When constructing a steel frame building, one of the key considerations is the type of structural steel to use. The chemical composition of the steel can be altered to have a certain finish or uniformity depending on the purpose of the steel building.
There are two types of rolled steel available, cold-rolled steel and hot-rolled steel. Cold-rolled steel is becoming increasingly popular in the construction of steel buildings, and in this blog post, we delve into why that is the case.
What is cold-rolled steel?
Cold-rolled steel is rolled out to form a coil during production. The difference between cold-rolled and hot-rolled is the varying degrees of temperature at which the coil is rolled out.

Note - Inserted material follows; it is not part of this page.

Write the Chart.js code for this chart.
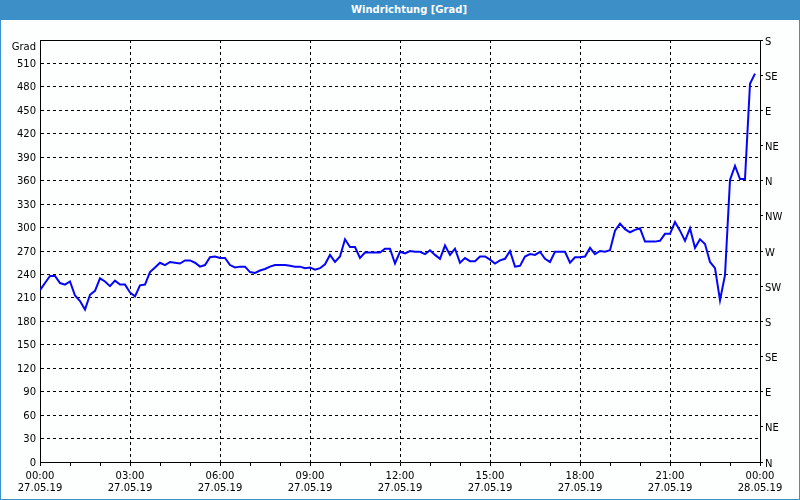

Cold-rolled steel is rolled at room temperature.
Unlike hot-rolled steel, cold-rolled steel does not require cooling, and is smooth to the touch.
What are the benefits?
Cold-rolled steel has a number of key benefits;
Due to being rolled at room temperature, the production of cold-rolled steel is less energy-intensive. As it does not require cooling, cold-rolled steel can be manufactured quickly.
The lightweight nature of cold-rolled steel means that less heavy lifting and mechanical handling machinery is required. Cold-rolled steel also requires smaller foundations than hot-rolled steel, which results in more cost savings for clients during installation.
One of the most significant advantages is the strength of cold-rolled steel; it is up to 20% stronger than hot-rolled steel, maintaining its structural integrity and making it ideal for projects where strength and stability are paramount.
Aesthetically, cold-rolled steel is more attractive than hot-rolled steel buildings. Due to the smooth and shiny surface of cold-rolled steel and the fact that it benefits from uniformity and consistent shapes, cold-rolled steel buildings are more likely to leave a positive impression due to their sleek and modern appearance.
Are there any drawbacks?
With any material, cold-rolled steel does have a couple of disadvantages which are important to consider.
Due to the strength of cold-rolled steel, it can be tougher to manipulate, meaning that bespoke projects can have a longer processing time. When ordering material for a project, it is important that the sheets are measured accurately, as it is more difficult to alter the width of cold-rolled steel. Also, due to its many positive features, cold-rolled steel tends to come at a higher price point, however, as discussed above, cost savings can be made elsewhere.
Should I opt for a cold-rolled steel building?
This depends entirely on what the steel building is being used for. If the building is being used for the storage of particularly bulky or heavy loads, or it needs to withstand extreme temperatures or corrosive environments, then hot-rolled steel may be more suitable due to the thickness of the steel.
On the other hand, cold-rolled steel is well suited to warehouses, small to medium agricultural buildings, offices, garages, workshops and more. The versatility and speed at which cold-rolled steel buildings can be manufactured and erected, as well as the cost-savings involved in the installation, make cold-rolled steel buildings a popular choice for a variety of business sectors.